“To All the Boys: Always and Forever” premiered Feb. 12 on Netflix. It is the third installation in the movie series based on Jenny Han’s “To All the Boys I’ve Loved Before” books. A quintessentially high school finale exuding warmth, the film wraps up Lara Jean and Peter’s love story with a candy-colored bow.
The film stars Lana Condor as sweet homebody Lara Jean and Noah Centineo as popular golden boy Peter Kavinsky. The unlikely pair began their romance in 2018’s “To All the Boys I’ve Loved Before” after Lara Jean’s old love letters were mailed out and a fake dating scheme ensued. The third film picks up with Lara Jean and Peter as an established happy couple enjoying their senior year. They have the perfect plan for the future — to attend Stanford together, Peter on his lacrosse scholarship and Lara Jean on her academic merits — until Lara Jean gets a rejection letter from the school. Suddenly, she has to grapple with choosing a new path — and figuring out how Peter will fit into it.
The plot — though not quite as dynamic as its predecessors — was fitting for a final installation. Despite much of the first 30 minutes revolving around a silly misunderstanding about whether Lara Jean got into Stanford or not, the central conflict offers depth as Lara Jean grapples not only with the future of her relationship, but her future as an individual. However, the plot isn’t the main draw of the movie.
Ultimately, this movie is about the world of Lara Jean. It’s about the characters — wrapping up their stories and sending them out into the world. It’s one last visit to the cozy Covey home, the dreamy color palette, the adorable outfits. Like a warm hug, it welcomes viewers back into Lara Jean’s sweet family and relationship. The one hour and fifty-five minutes felt like one big pastel-colored montage of happy times — with some strife sprinkled in every once in a while. It is exactly the warm, light and smile-inducing fare that attracted fans to the series in the first place. It even includes a few easter eggs and warmhearted full-circle moments referring back to earlier movies.

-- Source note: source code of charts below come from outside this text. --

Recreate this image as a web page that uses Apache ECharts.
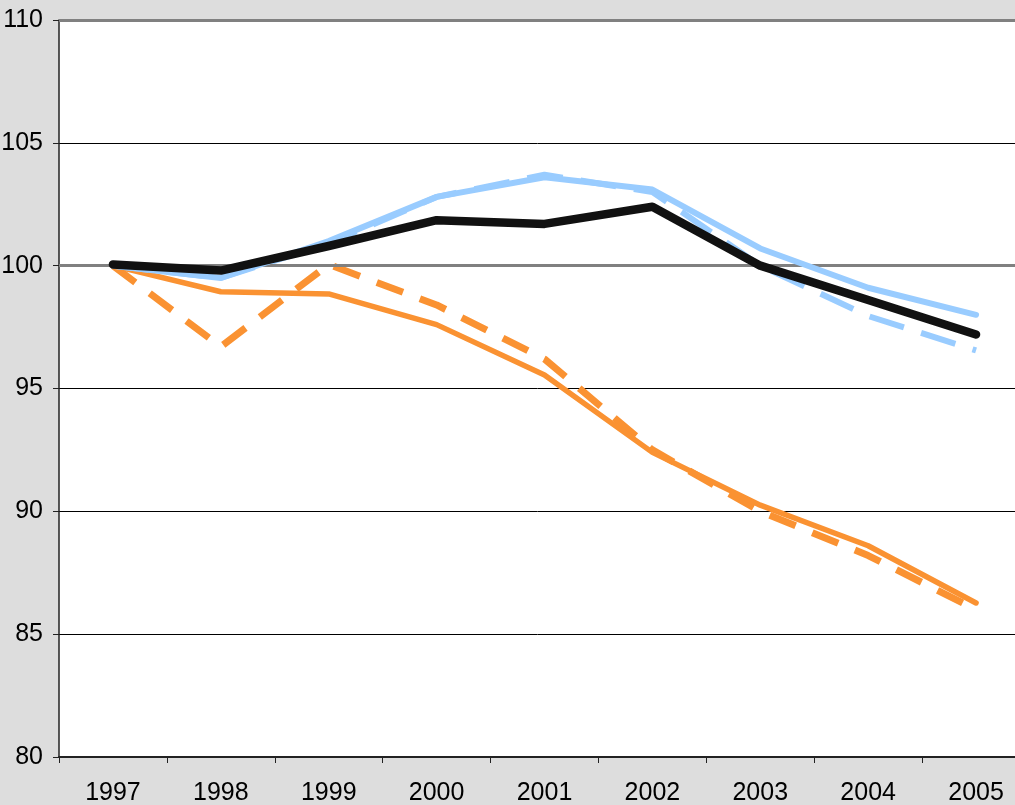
<!DOCTYPE html>
<html>
<head>
<meta charset="utf-8">
<script src="https://cdn.jsdelivr.net/npm/echarts@6/dist/echarts.min.js"></script>
<style>
html,body{margin:0;padding:0;background:#dddddd;overflow:hidden;}
#chart{width:1015px;height:805px;}
</style>
</head>
<body>
<div id="chart"></div>
<script>
var years = ['1997','1998','1999','2000','2001','2002','2003','2004','2005'];
var blackSolid = [100.05, 99.8, 100.8, 101.85, 101.7, 102.4, 100.0, 98.6, 97.2];
var blueSolid = [100.0, 99.5, 101.0, 102.8, 103.6, 103.1, 100.7, 99.1, 98.0];
var blueDashed = [100.0, 99.5, 100.9, 102.8, 103.7, 103.0, 100.0, 97.95, 96.55];
var orangeSolid = [100.0, 98.94, 98.85, 97.6, 95.55, 92.4, 90.25, 88.6, 86.27];
var orangeDashed = [100.0, 96.7, 100.05, 98.4, 96.2, 92.5, 90.0, 88.2, 86.0];
var refLines = [100, 110];

var chart = echarts.init(document.getElementById('chart'), null, {renderer: 'canvas'});
var font = '"Liberation Sans", Arial, sans-serif';
function lineSeries(data, color, width, type, z) {
  return {
    type: 'line', data: data, symbol: 'none', z: z, animation: false,
    lineStyle: {color: color, width: width, type: type, cap: type === 'solid' ? 'round' : 'butt', join: 'round'}
  };
}
chart.setOption({
  backgroundColor: '#dddddd',
  animation: false,
  grid: {left: 59, top: 20, width: 971, height: 737, show: true, backgroundColor: '#ffffff', borderWidth: 0,
         containLabel: false, outerBoundsMode: 'none'},
  xAxis: {
    type: 'category', data: years, boundaryGap: true,
    axisLine: {lineStyle: {color: '#222', width: 2}},
    axisTick: {show: true, length: 6, inside: false, lineStyle: {color: '#222', width: 1}},
    axisLabel: {color: '#000', fontFamily: font, fontSize: 25, margin: 24, letterSpacing: -1}
  },
  yAxis: {
    type: 'value', min: 80, max: 110, interval: 5,
    axisLine: {show: true, lineStyle: {color: '#222', width: 1.5}},
    axisTick: {show: true, length: 6, inside: false, lineStyle: {color: '#222', width: 1}},
    axisLabel: {color: '#000', fontFamily: font, fontSize: 25, margin: 16, letterSpacing: -1.5},
    splitLine: {show: true, lineStyle: {color: '#000', width: 1}}
  },
  series: [
    lineSeries(orangeDashed, '#fa9232', 7, [28, 18], 2),
    lineSeries(orangeSolid, '#fa9232', 5.5, 'solid', 3),
    lineSeries(blueDashed, '#99ccff', 6, [36, 18], 4),
    lineSeries(blueSolid, '#99ccff', 6, 'solid', 5),
    lineSeries(blackSolid, '#111111', 8.5, 'solid', 6),
    {
      type: 'line', data: [], z: 10, animation: false,
      markLine: {
        silent: true, symbol: 'none', label: {show: false}, animation: false,
        lineStyle: {color: '#808080', width: 3, type: 'solid'},
        data: refLines.map(function (v) { return {yAxis: v}; })
      }
    }
  ]
});
</script>
</body>
</html>
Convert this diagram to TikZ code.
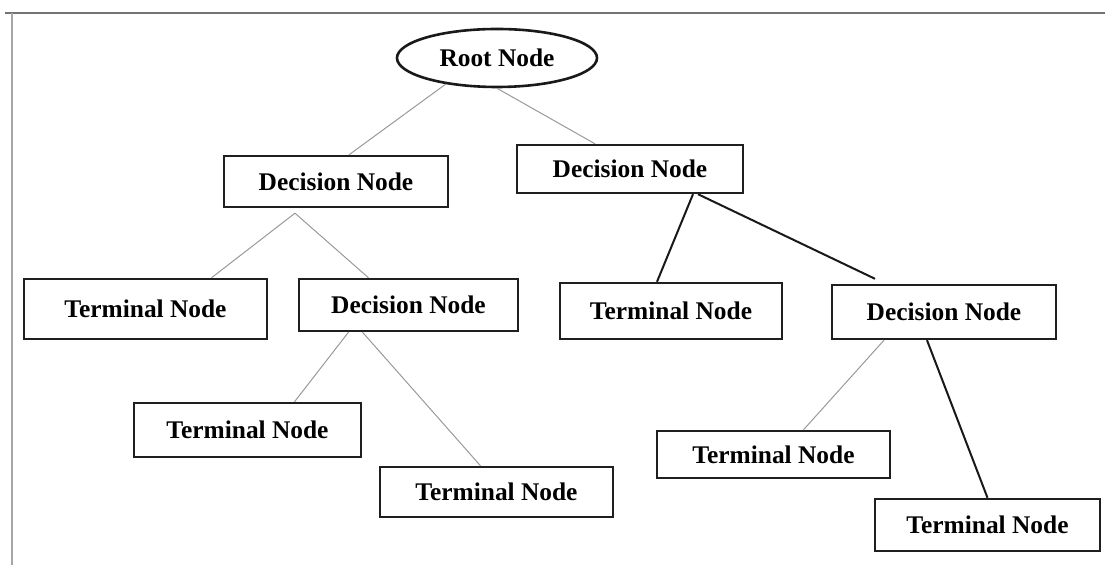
\documentclass[tikz,border=0pt]{standalone}
\usepackage{fontspec}
\setmainfont{Liberation Serif}
\usepackage{tikz}
\usetikzlibrary{shapes.geometric,calc}

\begin{document}
\begin{tikzpicture}[x=0.5pt, y=-0.5pt,
    every node/.style={font=\fontsize{12.7}{14}\selectfont\bfseries, inner sep=0pt},
    nodebox/.style={draw=black!88, line width=1.2pt, rectangle},
    rootnode/.style={draw=black!90, line width=1.3pt, ellipse},
    thinedge/.style={draw=black!40, line width=0.5pt},
    thickedge/.style={draw=black!90, line width=1pt}]
    \useasboundingbox (0,0) rectangle (1105,565);
    \draw[black!55, line width=0.75pt] (5,13) -- (1105,13);
    \draw[black!35, line width=0.75pt] (12,13) -- (12,565);
    % root and first level
    \node[rootnode, minimum width=100pt, minimum height=29pt] (root) at (497,58) {Root Node};
    \node[nodebox, minimum width=112pt, minimum height=25.5pt] (dl) at (336,181.5) {Decision Node};
    \node[nodebox, minimum width=113pt, minimum height=24pt] (dr) at (630,169) {Decision Node};
    % second level
    \node[nodebox, minimum width=121.5pt, minimum height=30pt] (tl) at (145.5,309) {Terminal Node};
    \node[nodebox, minimum width=109.5pt, minimum height=26pt] (dc) at (408.5,305) {Decision Node};
    \node[nodebox, minimum width=111pt, minimum height=28pt] (tm) at (671,311) {Terminal Node};
    \node[nodebox, minimum width=112pt, minimum height=27pt] (drr) at (944,312) {Decision Node};
    % third level
    \node[nodebox, minimum width=113.5pt, minimum height=27pt] (tcl) at (247.5,430) {Terminal Node};
    \node[nodebox, minimum width=116.5pt, minimum height=25pt] (tcr) at (496.5,492) {Terminal Node};
    \node[nodebox, minimum width=116.5pt, minimum height=23.5pt] (trl) at (773.5,454.5) {Terminal Node};
    \node[nodebox, minimum width=112.5pt, minimum height=26pt] (trr) at (987.5,525) {Terminal Node};
    % edges
    \coordinate (dlfork) at ($(dl.south)+(-41,5)$);
    \draw[thinedge] (root.207) -- ($(dl.north)+(13,0)$);
    \draw[thinedge] (root.south) -- ($(dr.north)+(-35,0)$);
    \draw[thinedge] (dlfork) -- ($(tl.north)+(66,0)$);
    \draw[thinedge] (dlfork) -- ($(dc.north)+(-40,0)$);
    \draw[thickedge] ($(dr.south)+(63,0)$) -- ($(tm.north)+(-14,0)$);
    \draw[thickedge] ($(dr.south)+(68,0)$) -- ($(drr.north)+(-69,-5)$);
    \draw[thinedge] ($(dc.south)+(-60,0)$) -- ($(tcl.north)+(47,0)$);
    \draw[thinedge] ($(dc.south)+(-46,0)$) -- ($(tcr.north)+(-16,0)$);
    \draw[thinedge] ($(drr.south)+(-60,0)$) -- ($(trl.north)+(30,0)$);
    \draw[thickedge] ($(drr.south)+(-17,0)$) -- (trr.north);
\end{tikzpicture}
\end{document}
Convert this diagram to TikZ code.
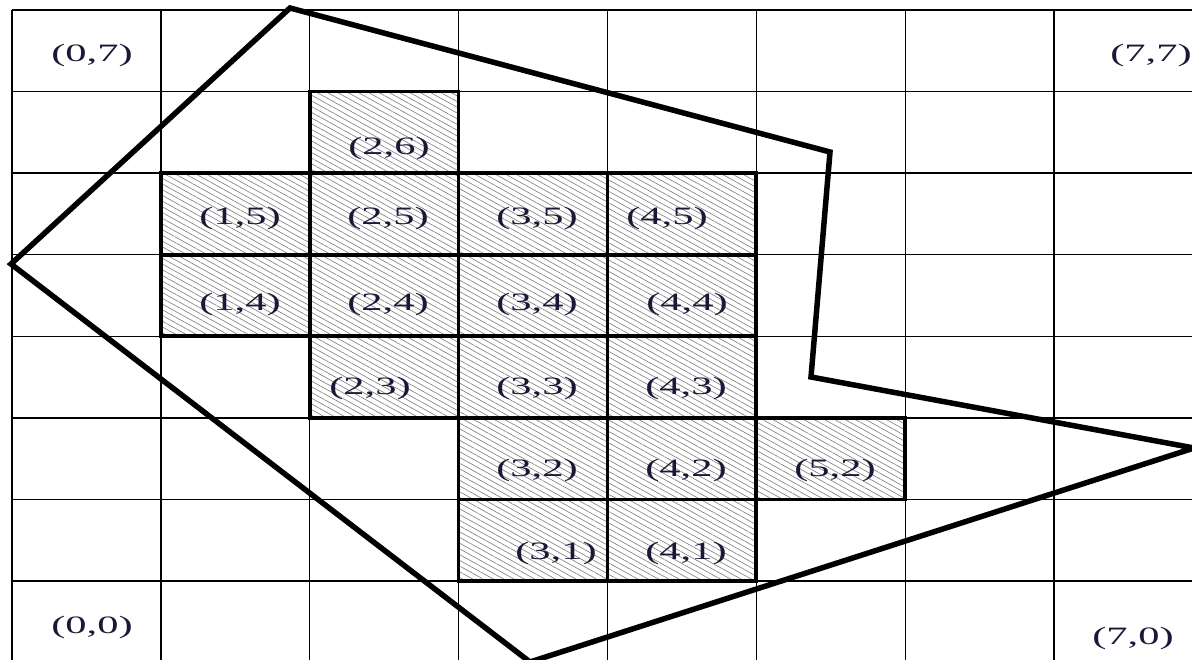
\documentclass[tikz,border=0pt]{standalone}
\usepackage{fontspec}
\setmainfont{Liberation Serif}
\usetikzlibrary{patterns.meta}
\definecolor{txt}{RGB}{25,25,55}
\definecolor{hatch}{RGB}{130,130,130}
\newcommand\wide[1]{\scalebox{1.7}[1.0]{#1}}
\tikzset{
  gridline/.style={line width=1.3pt, black},
  cellborder/.style={line width=3.8pt, black},
  hatched/.style={pattern={Lines[angle=-29,distance=5pt,line width=0.65pt]}, pattern color=hatch},
  outline/.style={line width=5.5pt, black, line join=miter},
  lbl/.style={font=\fontsize{25}{25}\selectfont, text=txt, inner sep=0pt}
}
\begin{document}
\begin{tikzpicture}[x=1pt,y=-1pt]
  \clip (0,0) rectangle (1192,660);
  \fill[white] (0,0) rectangle (1192,660);
  % grid
  \foreach \i in {0,...,8}
    \draw[gridline] ({12+148.86*\i},10) -- ({12+148.86*\i},700);
  \foreach \k in {0,...,8}
    \draw[gridline] (12,{10+81.57*\k}) -- (1250,{10+81.57*\k});
  % shaded cells
  \foreach \i/\j in {2/6,1/5,2/5,3/5,4/5,1/4,2/4,3/4,4/4,2/3,3/3,4/3,3/2,4/2,5/2,3/1,4/1}{
    \path[hatched] ({12+148.86*\i},{10+81.57*(7-\j)}) rectangle ++(148.86,81.57);
  }
  \foreach \i/\j in {2/6,1/5,2/5,3/5,4/5,1/4,2/4,3/4,4/4,2/3,3/3,4/3,3/2,4/2,5/2,3/1,4/1}{
    \draw[cellborder] ({12+148.86*\i},{10+81.57*(7-\j)}) rectangle ++(148.86,81.57);
  }
  % labels
  \node[lbl] (l07) at (92,55) {\wide{(0,7)}};
  \node[lbl] (l77) at (1151,55) {\wide{(7,7)}};
  \node[lbl] (l00) at (92,627) {\wide{(0,0)}};
  \node[lbl] (l70) at (1133,638) {\wide{(7,0)}};
  \node[lbl] (l26) at (389,148) {\wide{(2,6)}};
  \node[lbl] (l15) at (240,218) {\wide{(1,5)}};
  \node[lbl] (l25) at (388,218) {\wide{(2,5)}};
  \node[lbl] (l35) at (537,218) {\wide{(3,5)}};
  \node[lbl] (l45) at (667,218) {\wide{(4,5)}};
  \node[lbl] (l14) at (240,304) {\wide{(1,4)}};
  \node[lbl] (l24) at (388,304) {\wide{(2,4)}};
  \node[lbl] (l34) at (537,304) {\wide{(3,4)}};
  \node[lbl] (l44) at (687,304) {\wide{(4,4)}};
  \node[lbl] (l23) at (370,388) {\wide{(2,3)}};
  \node[lbl] (l33) at (537,388) {\wide{(3,3)}};
  \node[lbl] (l43) at (686,388) {\wide{(4,3)}};
  \node[lbl] (l32) at (537,470) {\wide{(3,2)}};
  \node[lbl] (l42) at (686,470) {\wide{(4,2)}};
  \node[lbl] (l52) at (835,470) {\wide{(5,2)}};
  \node[lbl] (l31) at (556,553) {\wide{(3,1)}};
  \node[lbl] (l41) at (686,553) {\wide{(4,1)}};
  % polygon
  \draw[outline] (290,8) -- (830,152) -- (811,377) -- (1194,448) -- (530,662) -- (11,264) -- cycle;
\end{tikzpicture}
\end{document}
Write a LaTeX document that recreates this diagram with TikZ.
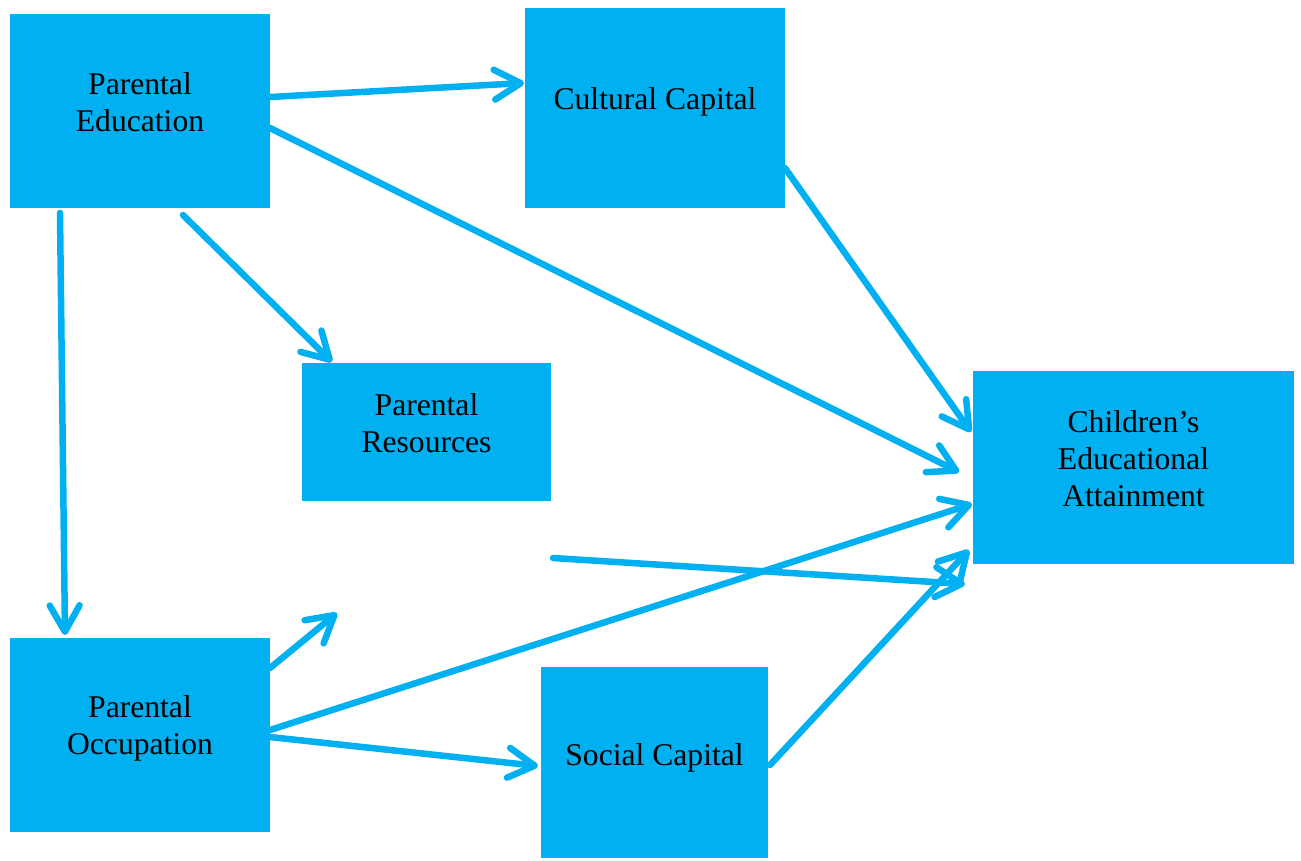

Like most book-to-screen adaptations, certain moments were lost in translation. The only truly disappointing detail changed from the book was the University of Virginia erasure. In Jenny Han’s novels, the story takes place in Charlottesville, and Lara Jean and Peter dream of going to the University together. In the movie, Charlottesville is replaced with Portland, Ore., and the University is replaced with Stanford. Lara Jean didn’t apply to a single in-state school and pinned all of her hopes and dreams on attending one of the most selective schools in the country, which had a 5.2% acceptance rate last year. Obvious personal bias aside, this change felt like a missed opportunity to feature public colleges. There's more than enough media glorifying expensive top-20 private schools like Stanford — it’s time to normalize in-state colleges in film. Replacing the book’s more realistic options of the University of Virginia, the University of North Carolina at Chapel Hill and William & Mary with Stanford, New York University and the University of California, Berkeley just perpetuates the glamorization of overpriced out-of-state institutions.
Adorned with all of the classic moments — prom, graduation and an epic romance — Lara Jean’s story is ready to join the canon of classic 21st century high school romantic comedies. However, in the context of the film’s release — a global pandemic — a field trip to New York City, prom and graduation feel like relics of the past. Lara Jean’s yearbook cover plastered with “Class of 2021” seems like salt in the wound for this year’s actual high school seniors, very few of whom get to experience these memorable moments. For everyone else, though, the movie can serve as a sweet escape back to simpler times. “To All the Boys: Always and Forever” is a beautiful, heartwarming wrap-up that lets viewers return to the endearing world of Lara Jean one last time.